## WORK TO DO
Quote the data below in full, minus the images.
[start]
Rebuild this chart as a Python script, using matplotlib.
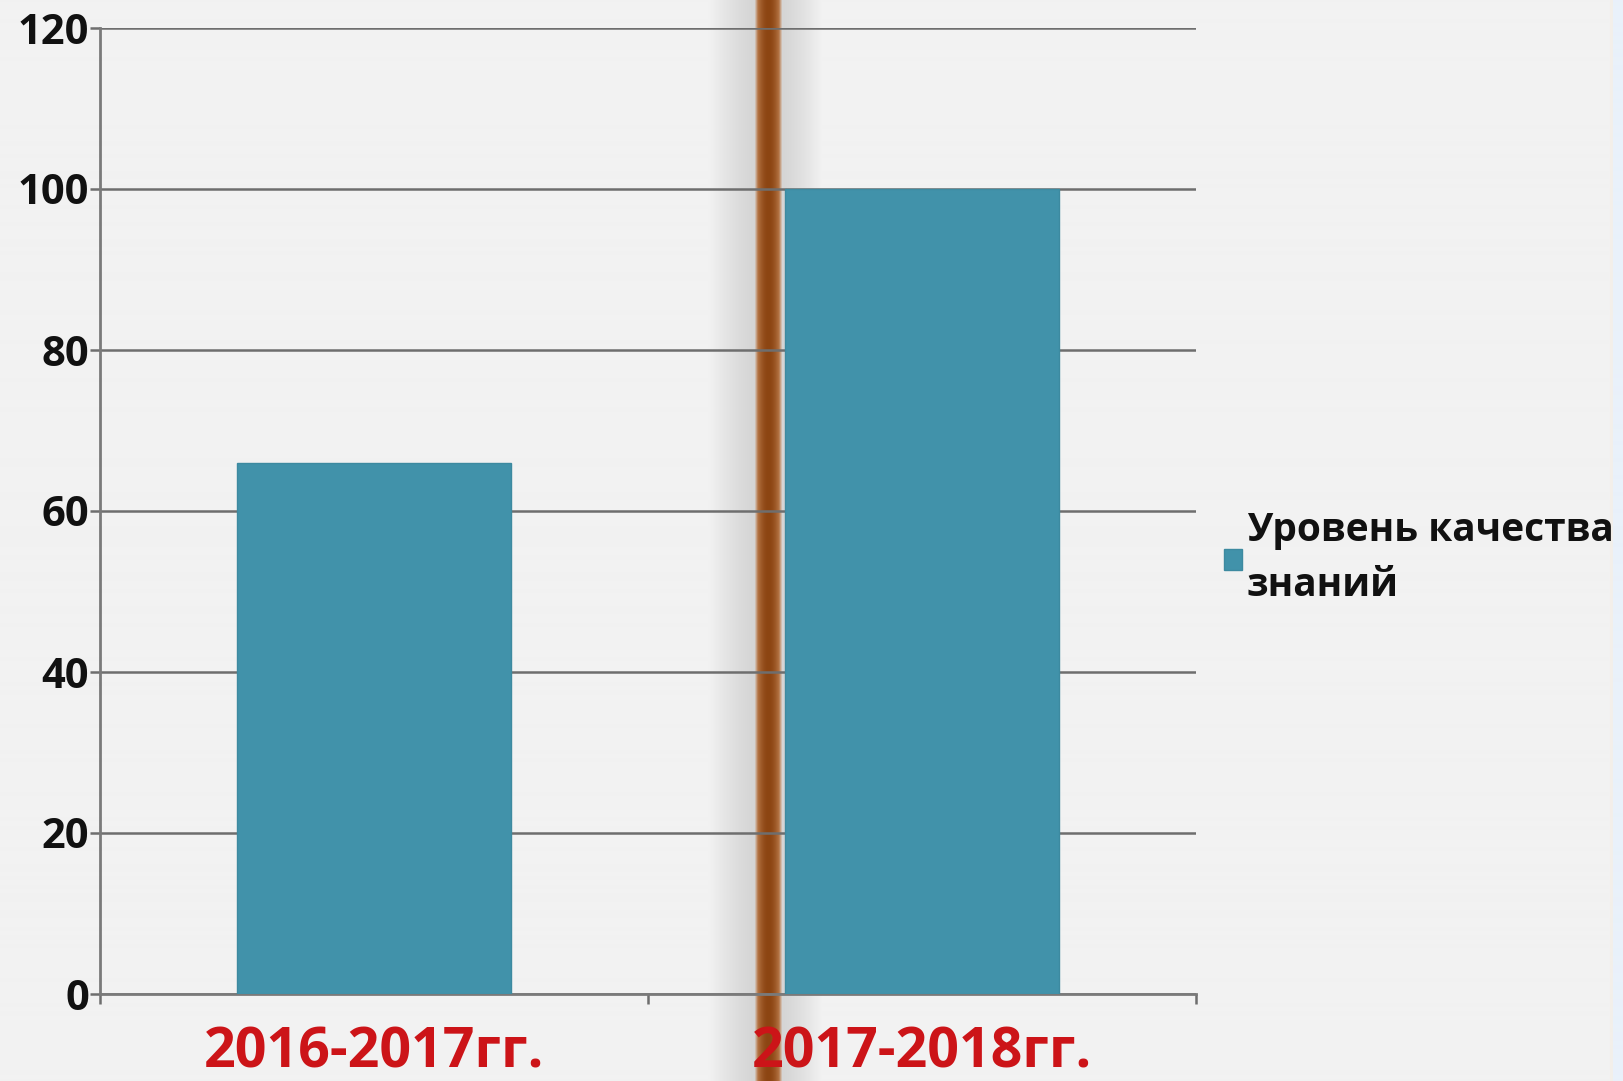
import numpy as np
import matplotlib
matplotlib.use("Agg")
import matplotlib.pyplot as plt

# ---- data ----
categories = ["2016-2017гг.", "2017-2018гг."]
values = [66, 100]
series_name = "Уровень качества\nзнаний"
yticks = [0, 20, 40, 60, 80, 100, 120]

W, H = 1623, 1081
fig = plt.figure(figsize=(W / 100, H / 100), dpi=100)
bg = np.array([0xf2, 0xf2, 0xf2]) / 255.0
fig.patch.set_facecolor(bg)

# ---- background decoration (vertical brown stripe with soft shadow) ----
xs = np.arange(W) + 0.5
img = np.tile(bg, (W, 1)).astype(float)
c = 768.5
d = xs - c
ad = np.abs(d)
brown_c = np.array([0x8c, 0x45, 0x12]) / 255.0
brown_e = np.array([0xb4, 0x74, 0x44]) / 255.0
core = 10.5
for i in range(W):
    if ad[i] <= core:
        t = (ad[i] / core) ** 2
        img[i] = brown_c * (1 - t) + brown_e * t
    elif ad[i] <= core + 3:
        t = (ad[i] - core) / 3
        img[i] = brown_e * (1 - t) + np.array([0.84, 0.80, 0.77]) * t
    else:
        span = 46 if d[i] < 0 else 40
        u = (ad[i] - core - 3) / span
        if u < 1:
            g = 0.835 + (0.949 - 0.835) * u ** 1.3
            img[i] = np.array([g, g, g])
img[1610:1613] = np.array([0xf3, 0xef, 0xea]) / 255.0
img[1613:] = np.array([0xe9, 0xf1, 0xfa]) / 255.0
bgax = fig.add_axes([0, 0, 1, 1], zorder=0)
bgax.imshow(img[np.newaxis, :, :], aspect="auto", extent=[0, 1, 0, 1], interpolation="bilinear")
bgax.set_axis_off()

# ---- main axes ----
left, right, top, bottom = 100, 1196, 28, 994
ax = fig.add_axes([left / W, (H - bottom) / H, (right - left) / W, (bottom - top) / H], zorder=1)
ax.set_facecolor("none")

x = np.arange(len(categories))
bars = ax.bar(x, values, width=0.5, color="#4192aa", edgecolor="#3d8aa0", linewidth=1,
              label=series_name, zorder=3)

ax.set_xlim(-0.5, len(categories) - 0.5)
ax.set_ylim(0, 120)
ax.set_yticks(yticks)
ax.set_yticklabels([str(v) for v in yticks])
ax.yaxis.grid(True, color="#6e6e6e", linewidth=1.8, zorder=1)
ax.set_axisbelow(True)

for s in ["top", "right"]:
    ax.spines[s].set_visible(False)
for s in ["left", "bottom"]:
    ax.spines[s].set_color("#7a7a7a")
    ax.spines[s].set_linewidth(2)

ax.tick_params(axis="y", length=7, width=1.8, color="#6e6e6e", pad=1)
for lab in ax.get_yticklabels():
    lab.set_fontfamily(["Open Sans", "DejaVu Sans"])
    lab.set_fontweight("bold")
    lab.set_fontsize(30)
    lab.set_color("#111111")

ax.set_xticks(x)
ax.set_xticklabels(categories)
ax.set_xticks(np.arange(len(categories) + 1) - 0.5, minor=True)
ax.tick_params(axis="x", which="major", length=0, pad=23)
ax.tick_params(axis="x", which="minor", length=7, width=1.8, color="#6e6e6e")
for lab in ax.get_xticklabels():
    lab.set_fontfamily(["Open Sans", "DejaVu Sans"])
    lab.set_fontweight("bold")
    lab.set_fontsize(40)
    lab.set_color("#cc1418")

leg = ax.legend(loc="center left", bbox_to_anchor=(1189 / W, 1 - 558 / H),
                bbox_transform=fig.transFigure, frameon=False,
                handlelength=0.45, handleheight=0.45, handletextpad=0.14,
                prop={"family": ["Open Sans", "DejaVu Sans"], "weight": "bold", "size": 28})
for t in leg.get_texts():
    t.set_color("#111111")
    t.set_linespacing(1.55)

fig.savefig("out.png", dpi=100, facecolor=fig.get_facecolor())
[end]
## FULL OUTPUT
Rebuild this chart as a Python script, using matplotlib.
import numpy as np
import matplotlib
matplotlib.use("Agg")
import matplotlib.pyplot as plt

# ---- data ----
categories = ["2016-2017гг.", "2017-2018гг."]
values = [66, 100]
series_name = "Уровень качества\nзнаний"
yticks = [0, 20, 40, 60, 80, 100, 120]

W, H = 1623, 1081
fig = plt.figure(figsize=(W / 100, H / 100), dpi=100)
bg = np.array([0xf2, 0xf2, 0xf2]) / 255.0
fig.patch.set_facecolor(bg)

# ---- background decoration (vertical brown stripe with soft shadow) ----
xs = np.arange(W) + 0.5
img = np.tile(bg, (W, 1)).astype(float)
c = 768.5
d = xs - c
ad = np.abs(d)
brown_c = np.array([0x8c, 0x45, 0x12]) / 255.0
brown_e = np.array([0xb4, 0x74, 0x44]) / 255.0
core = 10.5
for i in range(W):
    if ad[i] <= core:
        t = (ad[i] / core) ** 2
        img[i] = brown_c * (1 - t) + brown_e * t
    elif ad[i] <= core + 3:
        t = (ad[i] - core) / 3
        img[i] = brown_e * (1 - t) + np.array([0.84, 0.80, 0.77]) * t
    else:
        span = 46 if d[i] < 0 else 40
        u = (ad[i] - core - 3) / span
        if u < 1:
            g = 0.835 + (0.949 - 0.835) * u ** 1.3
            img[i] = np.array([g, g, g])
img[1610:1613] = np.array([0xf3, 0xef, 0xea]) / 255.0
img[1613:] = np.array([0xe9, 0xf1, 0xfa]) / 255.0
bgax = fig.add_axes([0, 0, 1, 1], zorder=0)
bgax.imshow(img[np.newaxis, :, :], aspect="auto", extent=[0, 1, 0, 1], interpolation="bilinear")
bgax.set_axis_off()

# ---- main axes ----
left, right, top, bottom = 100, 1196, 28, 994
ax = fig.add_axes([left / W, (H - bottom) / H, (right - left) / W, (bottom - top) / H], zorder=1)
ax.set_facecolor("none")

x = np.arange(len(categories))
bars = ax.bar(x, values, width=0.5, color="#4192aa", edgecolor="#3d8aa0", linewidth=1,
              label=series_name, zorder=3)

ax.set_xlim(-0.5, len(categories) - 0.5)
ax.set_ylim(0, 120)
ax.set_yticks(yticks)
ax.set_yticklabels([str(v) for v in yticks])
ax.yaxis.grid(True, color="#6e6e6e", linewidth=1.8, zorder=1)
ax.set_axisbelow(True)

for s in ["top", "right"]:
    ax.spines[s].set_visible(False)
for s in ["left", "bottom"]:
    ax.spines[s].set_color("#7a7a7a")
    ax.spines[s].set_linewidth(2)

ax.tick_params(axis="y", length=7, width=1.8, color="#6e6e6e", pad=1)
for lab in ax.get_yticklabels():
    lab.set_fontfamily(["Open Sans", "DejaVu Sans"])
    lab.set_fontweight("bold")
    lab.set_fontsize(30)
    lab.set_color("#111111")

ax.set_xticks(x)
ax.set_xticklabels(categories)
ax.set_xticks(np.arange(len(categories) + 1) - 0.5, minor=True)
ax.tick_params(axis="x", which="major", length=0, pad=23)
ax.tick_params(axis="x", which="minor", length=7, width=1.8, color="#6e6e6e")
for lab in ax.get_xticklabels():
    lab.set_fontfamily(["Open Sans", "DejaVu Sans"])
    lab.set_fontweight("bold")
    lab.set_fontsize(40)
    lab.set_color("#cc1418")

leg = ax.legend(loc="center left", bbox_to_anchor=(1189 / W, 1 - 558 / H),
                bbox_transform=fig.transFigure, frameon=False,
                handlelength=0.45, handleheight=0.45, handletextpad=0.14,
                prop={"family": ["Open Sans", "DejaVu Sans"], "weight": "bold", "size": 28})
for t in leg.get_texts():
    t.set_color("#111111")
    t.set_linespacing(1.55)

fig.savefig("out.png", dpi=100, facecolor=fig.get_facecolor())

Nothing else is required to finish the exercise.